The Commands of Jesus
Anyone who is angry with his brother will be subject to judgment. (Matthew 5:22)
The Context: This command is from the Sermon on the Mount (found in Matthew 5-7). In Matthew, Jesus is portrayed as a new and better Moses. Moses was seen as the Lawgiver in the Hebrew Bible (received the Law on Mount Sinai). What we find in the Sermon on the Mount, is that often, Jesus quotes one of the commandments or one of the other rules from the Torah (or Law, like 5.21, 27, 31, 38) and he expounds on it, revealing the Spirit that God gave the command in. He wanted to deal with our sinfulness (both external and internal).
Jesus is showing how demanding a holy God is. He cares more about our mere external obedience to a few commands, he cares about our heart. He was dealing with religious people who thought they could justify themselves before God on how they observed certain rituals (the Pharisees, that is). Jesus knows that external sinfulness comes from our internal uncleanness (see Mark 7.20-23). Adultery is obviously sinful but it stems from our evil thoughts. We think we are ok if we don’t engage in the external act of adultery (or any sexual immorality) but we can harbor these internal thoughts. These internal thoughts are what lead to the immoral sinful behavior. Jesus is trying to get us to deal with the source of our sinfulness (our hearts).
In Matthew 5.21-22, it seems that there may be four different sins denoted here: murder, being angry, calling your brother “Raca” and calling anyone a “fool”. However, he is not discussing four separate sins, but looking at the internal attitudes that lead to destructive external actions. What Jesus is doing here is contrasting our external appearances with our internal attitudes. The point is that in all four cases is that anger, as the root of murder, deserves the same penalty. What Jesus seems to be saying here is that the sin in your heart is enough to put you in danger of eternal punishment. Of course we can believe that committing murder would be serious enough to make us liable to eternal punishment. But Jesus is saying that the attitude of your heart is also sin and enough to keep you eternally separated from God.
Look at 1 John 3.15 – Everyone who hates his brother is a murderer, and you know that no murderer has eternal life residing in him.
See also 1 John 4:20 –
Jesus points out later that it is from within, our heart that our evil behaviors come from.
Matt. 15:19 – (evil thoughts almost being the heading of what follows)
For Jesus, the inner attitude is of supreme importance. Our inner attitude expresses itself in apparently small acts of unkindness, like calling our brother “Raca”. Raca is an Aramaic word that means empty head. This seems harmless to us today, but we need to remember that names carrying important meaning in Jesus’ day. The same thing works for “fool”.
Gehenna (or fire of Hell) – Gehenna was the Aramaic term for a place southwest of Jerusalem where at one time human sacrifices were offered to the god Molech (ancient Babylonian god, see 2 Kings 23.10; Jer. 7.31 for reference). In Jesus’ day it was basically the landfill area where people took their trash and it was burned. The constant burning there made this area a good metaphor for eternal punishment.

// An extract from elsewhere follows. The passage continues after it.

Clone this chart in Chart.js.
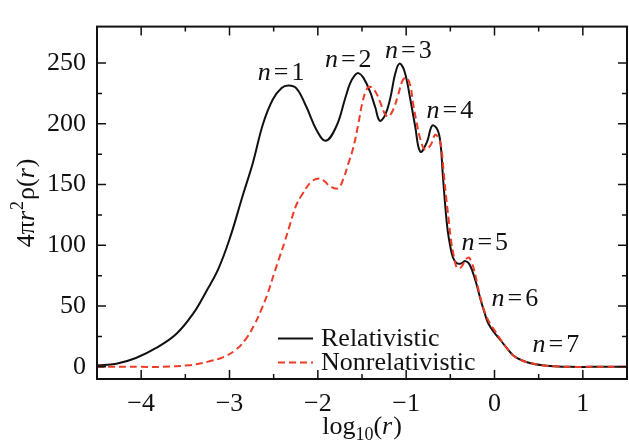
<!DOCTYPE html>
<html>
<head>
<meta charset="utf-8">
<script src="https://cdn.jsdelivr.net/npm/chart.js@4.4.0/dist/chart.umd.min.js"></script>
<style>
  body { margin: 0; background: #fff; }
  #wrap { width: 629px; height: 447px; }
</style>
</head>
<body>
<div id="wrap"><canvas id="chart" width="629" height="447"></canvas></div>
<script>
// log10(r) vs 4*pi*r^2*rho(r)
const relX = [-4.5, -4.28, -4.06, -3.83, -3.6, -3.41, -3.26, -3.13, -3.0, -2.85,
  -2.735, -2.62, -2.51, -2.41, -2.33, -2.24, -2.13, -2.015, -1.91, -1.79,
  -1.69, -1.636, -1.58, -1.54, -1.485, -1.41, -1.35, -1.3, -1.24, -1.18,
  -1.125, -1.076, -1.02, -0.955, -0.898, -0.84, -0.765, -0.705, -0.645, -0.61,
  -0.587, -0.557, -0.53, -0.5, -0.47, -0.43, -0.38, -0.33, -0.28, -0.216,
  -0.16, -0.102, -0.065, -0.008, 0.068, 0.144, 0.22, 0.315, 0.41, 0.54,
  0.67, 0.86, 1.1, 1.5];
const relY = [1.3, 2.6, 7.3, 15.6, 27.3, 44, 62.5, 80, 105, 141,
  168, 200, 220, 229.5, 231.5, 229, 214, 195, 186, 198,
  221, 233, 240, 241.7, 238, 226.6, 213.6, 202.6, 207, 221,
  241, 249.5, 243.5, 221, 198, 177, 185, 198.5, 195, 183,
  160, 132, 112, 99, 90, 85.5, 85, 87, 84, 71,
  56, 42, 35, 28.7, 22, 15, 9, 5.2, 3, 1.3,
  0.5, 0, 0, 0];

const nonX = [-4.5, -4.0, -3.75, -3.455, -3.375, -3.24, -3.076, -2.924, -2.81, -2.716,
  -2.64, -2.565, -2.49, -2.43, -2.375, -2.32, -2.25, -2.185, -2.07, -1.977,
  -1.92, -1.86, -1.77, -1.71, -1.656, -1.6, -1.54, -1.5, -1.45, -1.41,
  -1.35, -1.3, -1.24, -1.2, -1.145, -1.09, -1.04, -1.0, -0.955, -0.92,
  -0.88, -0.84, -0.79, -0.727, -0.67, -0.62, -0.6, -0.575, -0.548, -0.52,
  -0.49, -0.46, -0.43, -0.4, -0.367, -0.33, -0.29, -0.26, -0.235, -0.2,
  -0.16, -0.1, -0.05, 0.0, 0.068, 0.144, 0.22, 0.315, 0.41, 0.54,
  0.67, 0.86, 1.1, 1.5];
const nonY = [0, 0, 0, 1.3, 2.1, 4.3, 7.8, 14.3, 23.4, 35,
  47, 61, 78, 91, 103, 116, 132, 141, 152.5, 155,
  152.5, 148.4, 147, 155, 167, 180, 200.5, 216, 228, 230.5,
  226.6, 218.8, 208, 206, 212, 224, 235.7, 238, 232, 216,
  200.5, 187.5, 179, 182, 191, 186, 180, 160, 140, 122,
  103, 91, 82, 81, 83, 88, 90, 86, 81, 70,
  57, 43, 35.5, 30, 22.5, 15, 9, 5.2, 3, 1.3,
  0.5, 0, 0, 0];

const seriesNames = ['Relativistic', 'Nonrelativistic'];
const xTicks = [-4, -3, -2, -1, 0, 1];
const xMinor = [-3.5, -2.5, -1.5, -0.5, 0.5];
const yTicks = [0, 50, 100, 150, 200, 250];
const yMinor = [25, 75, 125, 175, 225];
const shellNums = ['1', '2', '3', '4', '5', '6', '7'];

const FONT = '"Liberation Serif", "Times New Roman", serif';
const INK = '#111';
const RED = '#ee3b26';
Chart.defaults.font.family = FONT;

// left edge / baseline of each "n = k" label, in data units
const shellPos = [[-2.68, 235.7], [-1.92, 247], [-1.24, 254.5], [-0.77, 204.5], [-0.375, 95.9], [-0.034, 49.8], [0.43, 12.3]];

const toPoints = (xs, ys) => xs.map((x, i) => ({ x: x, y: ys[i] }));
const fmt = v => (v < 0 ? '\u2212' + Math.abs(v) : String(v));

// parts: [text, size, italic, dy, gapAfter]
function drawRich(ctx, parts, x, y, align) {
  const fontOf = p => (p[2] ? 'italic ' : '') + p[1] + 'px ' + FONT;
  let w = 0;
  parts.forEach(p => { ctx.font = fontOf(p); w += ctx.measureText(p[0]).width + (p[4] || 0); });
  let cx = align === 'center' ? x - w / 2 : x;
  ctx.textAlign = 'left';
  ctx.textBaseline = 'alphabetic';
  parts.forEach(p => {
    ctx.font = fontOf(p);
    ctx.fillText(p[0], cx, y + (p[3] || 0));
    cx += ctx.measureText(p[0]).width + (p[4] || 0);
  });
}

const framePlugin = {
  id: 'frame',
  afterDraw(chart) {
    const ctx = chart.ctx;
    const a = chart.chartArea;
    const xs = chart.scales.x, ys = chart.scales.y;
    ctx.save();
    ctx.strokeStyle = INK;
    ctx.fillStyle = INK;

    ctx.lineWidth = 2;
    ctx.strokeRect(a.left, a.top, a.right - a.left, a.bottom - a.top);

    ctx.lineWidth = 1.5;
    ctx.beginPath();
    const tickX = (v, len) => {
      const px = xs.getPixelForValue(v);
      ctx.moveTo(px, a.bottom); ctx.lineTo(px, a.bottom - len);
      ctx.moveTo(px, a.top); ctx.lineTo(px, a.top + len);
    };
    const tickY = (v, len) => {
      const py = ys.getPixelForValue(v);
      ctx.moveTo(a.left, py); ctx.lineTo(a.left + len, py);
      ctx.moveTo(a.right, py); ctx.lineTo(a.right - len, py);
    };
    xTicks.forEach(v => tickX(v, 9));
    xMinor.forEach(v => tickX(v, 5));
    yTicks.forEach(v => tickY(v, 9));
    yMinor.forEach(v => tickY(v, 5));
    ctx.stroke();

    // n = k labels
    shellNums.forEach((k, i) => {
      const px = xs.getPixelForValue(shellPos[i][0]);
      const py = ys.getPixelForValue(shellPos[i][1]);
      drawRich(ctx, [['n', 26, true, 0, 3], ['=', 26, false, 0, 3], [k, 26, false, 0, 0]], px, py, 'left');
    });

    // legend
    const lx = a.left + 181, ly = a.top + 312;
    ctx.lineWidth = 2;
    ctx.beginPath(); ctx.moveTo(lx, ly); ctx.lineTo(lx + 35, ly); ctx.stroke();
    ctx.strokeStyle = RED;
    ctx.setLineDash([7, 4]);
    ctx.beginPath(); ctx.moveTo(lx, ly + 24); ctx.lineTo(lx + 35, ly + 24); ctx.stroke();
    ctx.setLineDash([]);
    drawRich(ctx, [[seriesNames[0], 26, false]], lx + 43, ly + 7, 'left');
    drawRich(ctx, [[seriesNames[1], 26, false]], lx + 43, ly + 31, 'left');

    // axis titles
    drawRich(ctx, [['log', 26, false], ['10', 18, false, 6], ['(', 26, false], ['r', 26, true, 0, 1], [')', 26, false]],
      (a.left + a.right) / 2, 434, 'center');
    ctx.translate(34, (a.top + a.bottom) / 2);
    ctx.rotate(-Math.PI / 2);
    drawRich(ctx, [['4\u03c0', 26, false], ['r', 26, true, 0, 1], ['2', 18, false, -11, 1], ['\u03c1(', 26, false], ['r', 26, true, 0, 1], [')', 26, false]],
      0, 0, 'center');
    ctx.restore();
  }
};

new Chart(document.getElementById('chart'), {
  type: 'line',
  data: {
    datasets: [
      {
        label: seriesNames[0],
        data: toPoints(relX, relY),
        borderColor: INK,
        borderWidth: 2,
        pointRadius: 0,
        tension: 0.4,
        order: 1
      },
      {
        label: seriesNames[1],
        data: toPoints(nonX, nonY),
        borderColor: RED,
        borderWidth: 2,
        borderDash: [7, 4],
        pointRadius: 0,
        tension: 0.4,
        order: 0
      }
    ]
  },
  options: {
    responsive: false,
    animation: false,
    layout: { padding: { top: 7, right: 2, left: 0, bottom: 0 } },
    plugins: { legend: { display: false }, tooltip: { enabled: false } },
    scales: {
      x: {
        type: 'linear',
        min: -4.5,
        max: 1.5,
        grid: { display: false, drawTicks: false },
        border: { display: false },
        afterBuildTicks: s => { s.ticks = xTicks.map(v => ({ value: v })); },
        afterFit: s => { s.height = 68; },
        ticks: { padding: 10, color: INK, maxRotation: 0, font: { family: FONT, size: 26 }, callback: v => fmt(v) }
      },
      y: {
        type: 'linear',
        min: -10,
        max: 280,
        grid: { display: false, drawTicks: false },
        border: { display: false },
        afterBuildTicks: s => { s.ticks = yTicks.map(v => ({ value: v })); },
        afterFit: s => { s.width = 97; },
        ticks: { padding: 11, color: INK, font: { family: FONT, size: 26 }, callback: v => fmt(v) }
      }
    }
  },
  plugins: [framePlugin]
});
</script>
</body>
</html>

How in the world could my calling my brother “empty head” or anyone else a “fool” make me liable for eternal punishment? What Jesus is doing is connecting our external actions with our internal thoughts and showing us, again, how holy our God is. Our sin, in any faction, will lead to judgment before God. It can be as obvious as murder and as small as harboring resentment in your heart.
What does this have to do with me? We need to differentiate between getting angry once before we became believers and getting angry once after our conversion. All it takes is getting angry once before experiencing Jesus that can condemn us to eternal punishment. God is holy and all it takes is one blemish to keep us apart. (See Genesis 3 for back story here). On this side of conversion, our occasional angry outburst is forgivable, but if it is a lifestyle or it defines your character, that may be evidence that you haven’t experienced the power of the Spirit or that you need help walking you through such issues. It is evidence of a lack of discipleship. Go back to the verses in 1 John and Matthew 15 for support. Look at Col. 3.5-10 to see a list of behaviors that may have characterized your life prior to following Jesus (you once walked in these things). Thankfully there are a bunch of “But now”s in the Bible. You used to live like an unbeliever (because you were an unbeliever). But now, you can behave like Jesus because he has given you his power.
In this passage it shows us that we need to be respectful of not only our fellow Christians (brother of verse 22) but anyone (who you may insult by calling them a fool).
Jesus here penetrates to the spirit of the commandment. The fountain of a person’s conduct is the heart, or inner person, the transforming power of the kingdom must be especially experienced there. Anger and insults spoken from anger are evil and corrupting and call forth God’s judgment, just like the obvious act of murder.